TIPS GRILLING EGGPLANT SLICES One of the best varieties for recipes like the above is globe/ American eggplant although you can find that it works in all varieties of eggplants available. Choose small or medium eggplants as the larger ones tend to contain more seeds. Brushing each slice generously with extra virgin olive oil is particularly important for caramelization -meaning an excellent look and an even better flavor when grilled. Flip the slices and repeat with olive oil. If you don’t have a sauce to top your eggplant slices, make sure you add oregano, thyme and garlic on both sides of these slices. The result is extra flavorful eggplant slices that need no sauce!
15 min
20 min



  1. Spread the walnuts on a dry skillet and heat over low-medium flame to toast lightly. Remove from the skillet, transfer to a plate and let cool.
  2. Add the walnuts to a pestle and mortar, and stir in the parsley, garlic, and chili flakes. Add 2 tablespoons of olive oil, and a teaspoon of petimezi, and season with salt and pepper.

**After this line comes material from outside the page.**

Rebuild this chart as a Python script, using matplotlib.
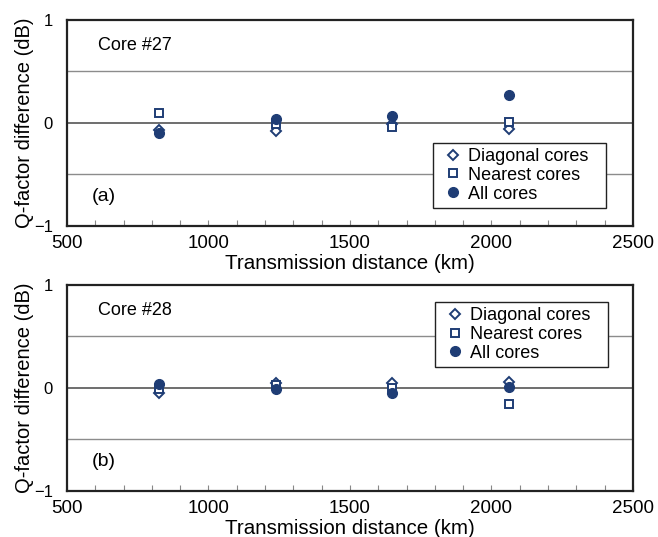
import matplotlib
matplotlib.use('Agg')
from matplotlib import pyplot as plt
from matplotlib.ticker import MultipleLocator

plt.rcParams['font.family'] = ['Liberation Sans', 'DejaVu Sans']

distance = [825, 1238, 1650, 2063]

# core #27
diag_27 = [-0.07, -0.08, -0.01, -0.06]
near_27 = [0.10, -0.01, -0.04, 0.01]
all_27 = [-0.10, 0.04, 0.07, 0.27]

# core #28
diag_28 = [-0.05, 0.05, 0.05, 0.06]
near_28 = [-0.01, 0.03, 0.00, -0.16]
all_28 = [0.04, -0.01, -0.05, 0.01]

panels = [
    ('Core #27', '(a)', diag_27, near_27, all_27, (0.647, 0.086)),
    ('Core #28', '(b)', diag_28, near_28, all_28, (0.650, 0.601)),
]

navy = '#1f3d75'

fig = plt.figure(figsize=(6.58, 5.37), dpi=100)
ax_rects = [[0.1018, 0.5797, 0.8602, 0.3831],
            [0.1018, 0.0862, 0.8602, 0.3831]]

for rect, (core, tag, diag, near, allc, leg_pos) in zip(ax_rects, panels):
    ax = fig.add_axes(rect)
    for yv in (-0.5, 0.5):
        ax.axhline(yv, color='#8c8c8c', lw=1.0, zorder=1)
    ax.axhline(0, color='#555555', lw=1.2, zorder=1)

    ax.plot(distance, diag, ls='none', marker='D', ms=4.6, mfc='white', mec=navy,
            mew=1.4, label='Diagonal cores', zorder=3)
    ax.plot(distance, near, ls='none', marker='s', ms=5.6, mfc='white', mec=navy,
            mew=1.4, label='Nearest cores', zorder=3)
    ax.plot(distance, allc, ls='none', marker='o', ms=7, mfc=navy, mec=navy,
            label='All cores', zorder=4)

    ax.set_xlim(500, 2500)
    ax.set_ylim(-1, 1)
    ax.set_xticks([500, 1000, 1500, 2000, 2500])
    ax.xaxis.set_minor_locator(MultipleLocator(100))
    ax.set_yticks([-1, 0, 1])
    ax.set_yticklabels(['\u22121', '0', '1'])
    ax.tick_params(axis='x', which='major', direction='in', length=4, width=0.8,
                   color='#888888', pad=6.5, labelsize=13.5)
    ax.tick_params(axis='x', which='minor', direction='in', length=4, width=0.8,
                   color='#888888')
    ax.tick_params(axis='y', length=0, pad=10, labelsize=12)
    for sp in ax.spines.values():
        sp.set_linewidth(1.6)
        sp.set_color('#222222')

    ax.set_xlabel('Transmission distance (km)', fontsize=14.8, labelpad=1.5)
    ax.set_ylabel('Q-factor difference (dB)', fontsize=14.5)
    ax.yaxis.set_label_coords(-0.058, 0.5)

    ax.text(0.054, 0.874, core, transform=ax.transAxes, fontsize=13, va='center')
    ax.text(0.044, 0.142, tag, transform=ax.transAxes, fontsize=14, va='center')

    leg = ax.legend(loc='lower left', bbox_to_anchor=(leg_pos[0], leg_pos[1], 0.306, 0.3),
                    mode='expand', fontsize=13,
                    fancybox=False, framealpha=1, edgecolor='#222222',
                    handlelength=1.6, handletextpad=0.05, borderpad=0.3,
                    labelspacing=0.1, borderaxespad=0)
    leg.get_frame().set_linewidth(1.0)

fig.savefig('out.png', dpi=100)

It should have a creamy texture, so add a teaspoon more olive oil in case it’s necessary. Set aside for the flavors to meld.
  3. Preheat the oven to 375˚F/180˚ C. Remove the stem from the eggplants and carefully cut each lengthwise into thin slices, about ⅛-inch thick. Discard the skin side slices. Brush each slice generously with olive oil on both sides and season. Lay the slices on a parchment-lined baking tray and cook until completely soft on both sides, about 12 minutes. Set aside while you cook the remaining ones.
  4. Spread the eggplant slices with the walnut stuffing and roll into cylinders. You can use toothpicks to keep the rolls together. Serve at room temperature, drizzled with petimezi and a spoonful or two of the chopped tomatoes.